The EPA’s decision exists against a background of state regulation with respect to stormwater runoff from logging roads. The State of Oregon has made an extensive effort to develop a comprehensive set of best practices to manage stormwater runoff from logging roads. These practices include rules mandating filtration of stormwater runoff  before it enters rivers and streams, Ore. Admin. Rule 629–625–0330(4) (2012); requiring logging companies to construct roads using surfacing that minimizes the sediment in runoff, Rule 629–625–0700(2); and obligating firms to cease operations where such efforts fail to prevent visible increases in water turbidity, Rule 629–625–0700(3). Oregon has invested substantial time and money in establishing these practices. In addition, the development, siting, maintenance, and regulation of roads—and in particular of state forest roads—are areas in which Oregon has considerable expertise. In exercising the broad discretion the Clean Water Act gives the EPA in the realm of stormwater runoff, the agency could reasonably have concluded that further federal regulation in this area would be duplicative or counterproductive. Indeed, Congress has given express instructions to the EPA to work “in consultation with State and local officials” to alleviate stormwater pollution by developing the precise kind of best management practices Oregon has established here. 33 U. S. C. §1342(p)(6). 
Slip Op. at 14-15. The Court's resolution of this issue seems to still leave the Ninth Circuit litigation on the EPA's new rule in play. I'll continue following that issue.

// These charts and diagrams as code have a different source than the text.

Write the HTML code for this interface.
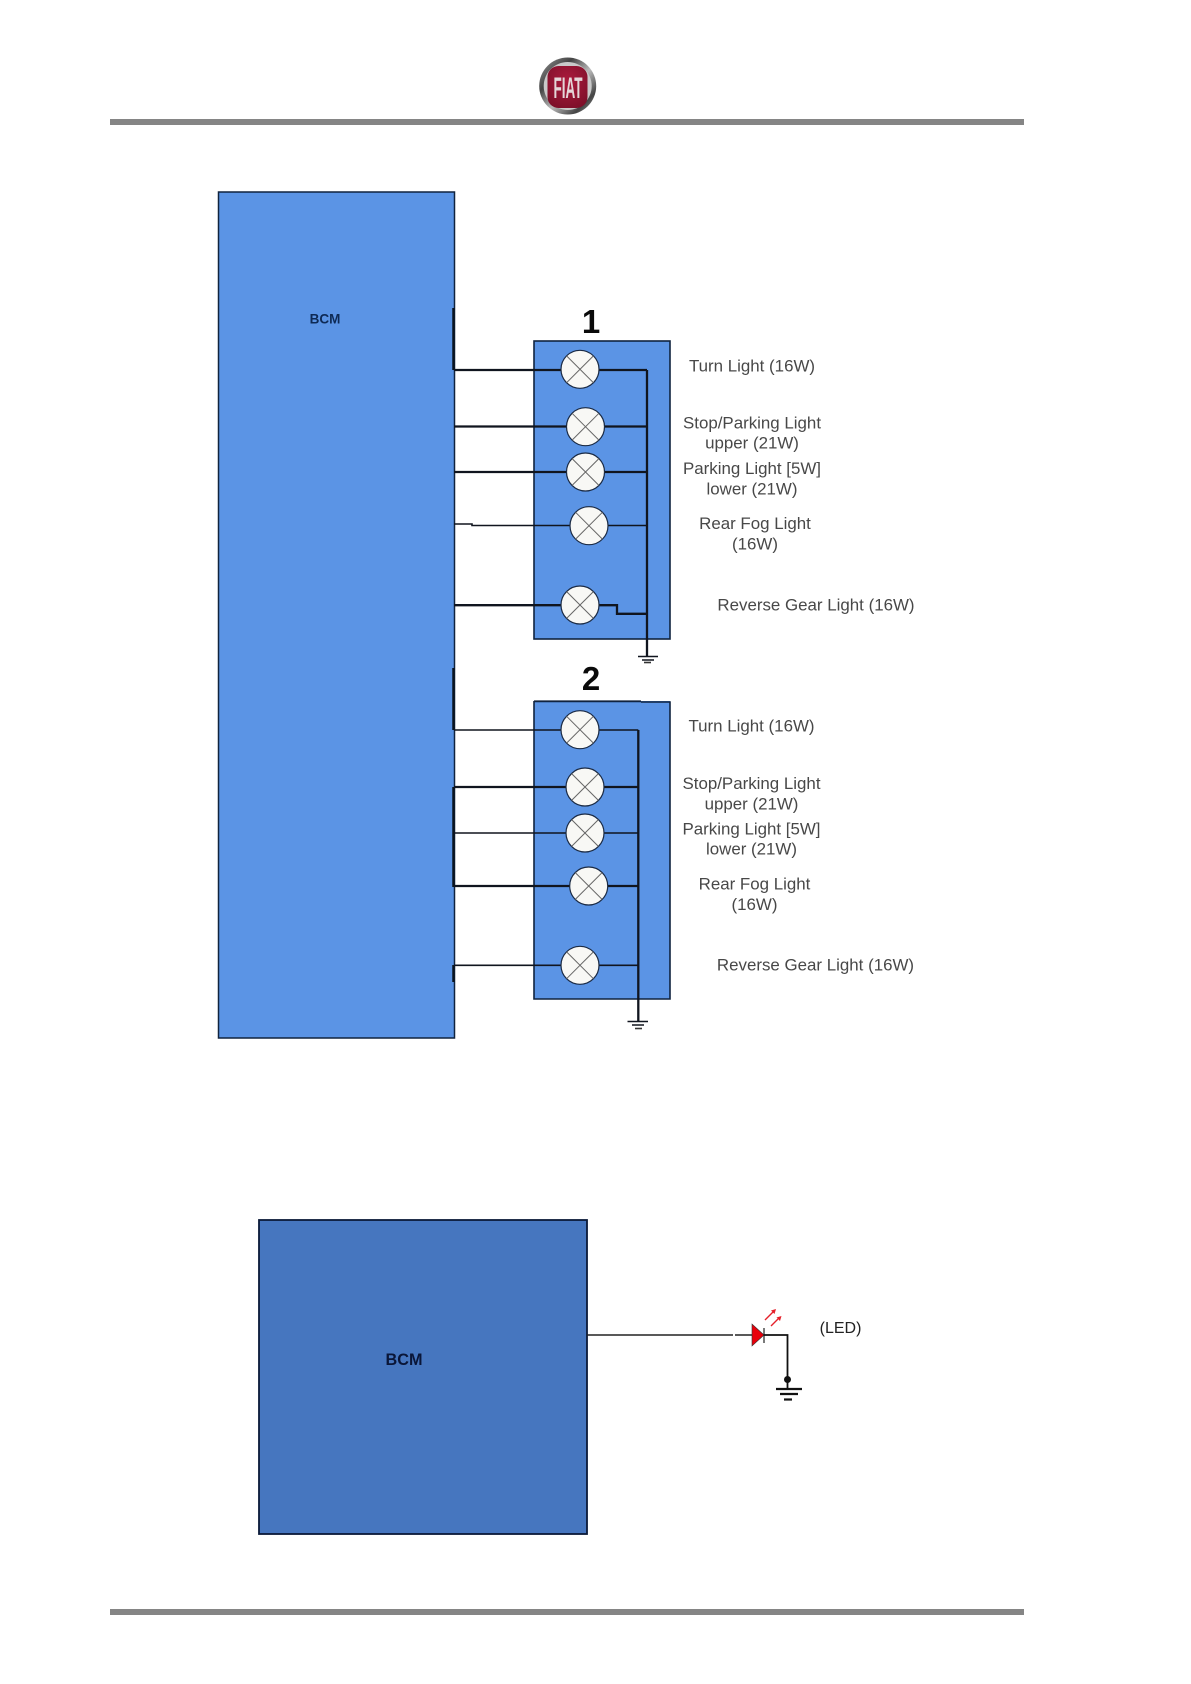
<!DOCTYPE html>
<html>
<head>
<meta charset="utf-8">
<style>
html,body{margin:0;padding:0;background:#fff;}
svg{display:block;}
.l{font-family:"Liberation Sans",Arial,sans-serif;font-size:16.9px;fill:#484848;text-anchor:middle;}
.n{font-family:"Liberation Sans",Arial,sans-serif;font-weight:bold;font-size:33px;fill:#0a0a0a;text-anchor:middle;}
.w{stroke:#10151f;stroke-width:2.3;fill:none;}
.t{stroke:#10151f;stroke-width:1.6;fill:none;}
.x{stroke:#666;stroke-width:1;}
.c{fill:#f8f8f5;stroke:#1a2a44;stroke-width:1.2;}
</style>
</head>
<body>
<svg width="1191" height="1684" viewBox="0 0 1191 1684" xmlns="http://www.w3.org/2000/svg">
<defs>
<linearGradient id="ring" x1="0" y1="0" x2="1" y2="1">
<stop offset="0" stop-color="#999"/><stop offset=".3" stop-color="#444"/><stop offset=".55" stop-color="#bbb"/><stop offset=".8" stop-color="#444"/><stop offset="1" stop-color="#aaa"/>
</linearGradient>
<radialGradient id="red" cx=".5" cy=".35" r=".7">
<stop offset="0" stop-color="#ab1b3d"/><stop offset="1" stop-color="#7d0f29"/>
</radialGradient>
<g id="lamp">
<circle class="c" r="19"/>
<line class="x" x1="-13.4" y1="-13.4" x2="13.4" y2="13.4"/>
<line class="x" x1="-13.4" y1="13.4" x2="13.4" y2="-13.4"/>
</g>
</defs>

<!-- header / footer bars -->
<rect x="110" y="119" width="914" height="6" fill="#858585"/>
<rect x="110" y="1609" width="914" height="6" fill="#858585"/>

<!-- logo -->
<circle cx="567.7" cy="86" r="28.5" fill="url(#ring)"/>
<circle cx="567.7" cy="86" r="24" fill="#c9c9c9"/>
<rect x="547.5" y="66" width="40" height="42" rx="11" fill="url(#red)"/>
<text x="568" y="98" font-family="Liberation Sans, Arial, sans-serif" font-weight="bold" font-size="30" fill="#e4d6d8" text-anchor="middle" textLength="29" lengthAdjust="spacingAndGlyphs">FIAT</text>

<!-- main BCM -->
<rect x="218.5" y="192" width="236" height="846" fill="#5b94e5" stroke="#10233f" stroke-width="1.5"/>
<text x="325" y="323.5" font-family="Liberation Sans, Arial, sans-serif" font-weight="bold" font-size="13.5" fill="#0e2a55" text-anchor="middle">BCM</text>
<line x1="453.5" y1="308" x2="453.5" y2="370" stroke="#0a1420" stroke-width="2.5"/>
<line x1="453.5" y1="668" x2="453.5" y2="730" stroke="#0a1420" stroke-width="2.5"/>
<line x1="453.5" y1="787" x2="453.5" y2="887" stroke="#0a1420" stroke-width="2.5"/>
<line x1="453.5" y1="965" x2="453.5" y2="982" stroke="#0a1420" stroke-width="2.5"/>

<!-- box 1 -->
<rect x="534" y="341" width="136" height="298" fill="#5b94e5" stroke="#10233f" stroke-width="1.6"/>
<path class="w" d="M454 370H647M454 426.5H647M454 472H647M454 605.2H617V613.8H647M647 370V656"/>
<path class="t" d="M454 524H472V525.5H647"/>
<use href="#lamp" x="580" y="369.3"/>
<use href="#lamp" x="585.5" y="426.7"/>
<use href="#lamp" x="585.5" y="472"/>
<use href="#lamp" x="589" y="525.7"/>
<use href="#lamp" x="580" y="605"/>
<path class="t" d="M638 656.5H658M642 660H654"/>
<path d="M644 662.5H651" stroke="#333" stroke-width="1.6"/>

<!-- box 2 -->
<rect x="534" y="701" width="136" height="298" fill="#5b94e5"/>
<path d="M534 701V999H670V702H641" fill="none" stroke="#10233f" stroke-width="1.6"/>
<path d="M534 701.3H641" stroke="#10233f" stroke-width="1.8"/>
<path class="t" d="M454 730H638.3M454 833H638.3M454 965.3H638.3"/>
<path class="w" d="M454 787H638.3M454 886H638.3M638.3 730V1021"/>
<use href="#lamp" x="580" y="729.7"/>
<use href="#lamp" x="585" y="787"/>
<use href="#lamp" x="585" y="833"/>
<use href="#lamp" x="588.7" y="886"/>
<use href="#lamp" x="580" y="965.3"/>
<path class="t" d="M627.5 1021.5H648M632 1025H644"/>
<path d="M635 1028.5H642" stroke="#333" stroke-width="1.6"/>

<!-- numbers -->
<text class="n" x="591" y="333">1</text>
<text class="n" x="591" y="690">2</text>

<!-- labels 1 -->
<text class="l" x="752" y="371.7">Turn Light (16W)</text>
<text class="l" x="752" y="428.3">Stop/Parking Light</text>
<text class="l" x="752" y="448.7">upper (21W)</text>
<text class="l" x="752" y="474">Parking Light [5W]</text>
<text class="l" x="752" y="494.7">lower (21W)</text>
<text class="l" x="755" y="529">Rear Fog Light</text>
<text class="l" x="755" y="549.3">(16W)</text>
<text class="l" x="816" y="610.7">Reverse Gear Light (16W)</text>

<!-- labels 2 -->
<text class="l" x="751.5" y="731.7">Turn Light (16W)</text>
<text class="l" x="751.5" y="789">Stop/Parking Light</text>
<text class="l" x="751.5" y="809.3">upper (21W)</text>
<text class="l" x="751.5" y="834.3">Parking Light [5W]</text>
<text class="l" x="751.5" y="854.7">lower (21W)</text>
<text class="l" x="754.5" y="889.3">Rear Fog Light</text>
<text class="l" x="754.5" y="910">(16W)</text>
<text class="l" x="815.5" y="970.7">Reverse Gear Light (16W)</text>

<!-- lower BCM -->
<rect x="259" y="1220" width="328" height="314" fill="#4676bf" stroke="#0b1a38" stroke-width="1.8" transform="translate(0,0)"/>
<text x="404" y="1365" font-family="Liberation Sans, Arial, sans-serif" font-weight="bold" font-size="16.5" fill="#0a1638" text-anchor="middle" textLength="37" lengthAdjust="spacingAndGlyphs">BCM</text>

<!-- LED circuit -->
<path d="M587 1335H733M735 1335H752" stroke="#222" stroke-width="1.4" fill="none"/>
<polygon points="752,1324 752,1346 764,1335" fill="#e8000b" stroke="#333" stroke-width=".6"/>
<line x1="764" y1="1328" x2="764" y2="1343" stroke="#222" stroke-width="1.2"/>
<path d="M764 1335H787.5V1389" stroke="#111" stroke-width="1.8" fill="none"/>
<circle cx="787.5" cy="1379.5" r="3.5" fill="#111"/>
<path d="M776 1389H802" stroke="#111" stroke-width="2.2"/>
<path d="M780 1394H798" stroke="#111" stroke-width="2.2"/>
<path d="M784 1399.5H792" stroke="#111" stroke-width="2.2"/>
<path d="M765 1320L773 1312M771 1326L778 1319" stroke="#e5202a" stroke-width="1.4" fill="none"/>
<polygon points="776,1309 771,1310.5 774.5,1314" fill="#e5202a"/>
<polygon points="781.5,1316 776.5,1317.5 780,1321" fill="#e5202a"/>
<text x="840.5" y="1333" font-family="Liberation Sans, Arial, sans-serif" font-size="16" fill="#222" text-anchor="middle">(LED)</text>
</svg>
</body>
</html>
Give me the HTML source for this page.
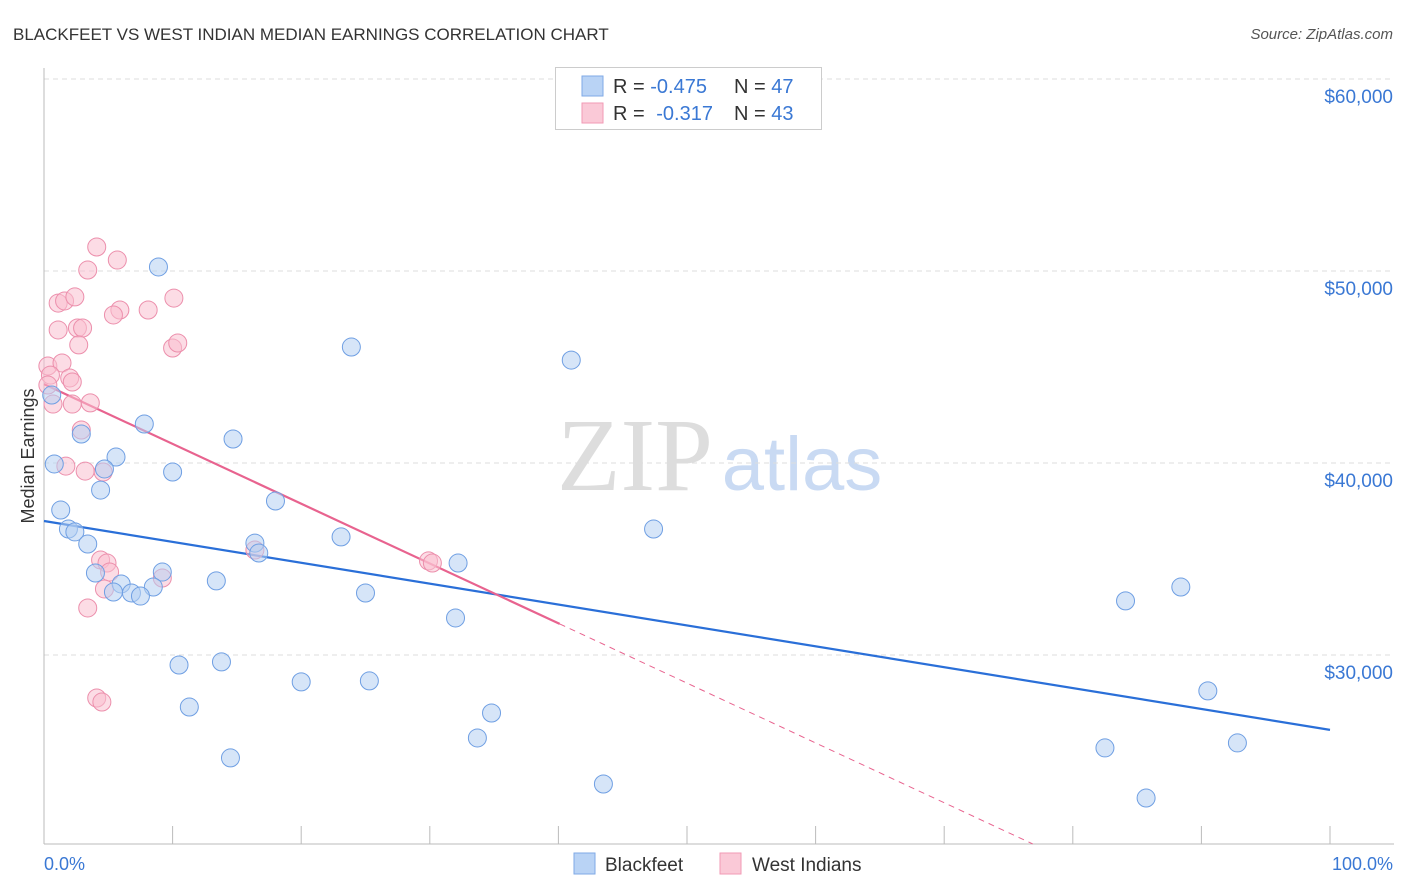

Beyond the immediate comfort that this opinion should give forest landowners, there are two significant issues that could have broader implications. First, we could see an increase in citizen-suit environmental litigation under the Clean Water Act. The Supreme Court held that "the instant suit is an effort not to challenge the Silvicultural Rule but to enforce it under a proper interpretation." Slip Op. at 9. It just happens to be that the NEDC's reading of the rule did not match EPA's. Therefore, "[t]he present action is within the scope of §1365. It is a claim to enforce what is at least a permissible reading of the Silvicultural Rule." Slip Op. at 8. Consequently, environmental organizations will most certainly argue in the future that regulations are ambiguous and should be interpreted in a different--and novel--way that implicates liability for landowners. What's a landowner to do if it can be sued for following a regulation in exactly the way that EPA interprets it?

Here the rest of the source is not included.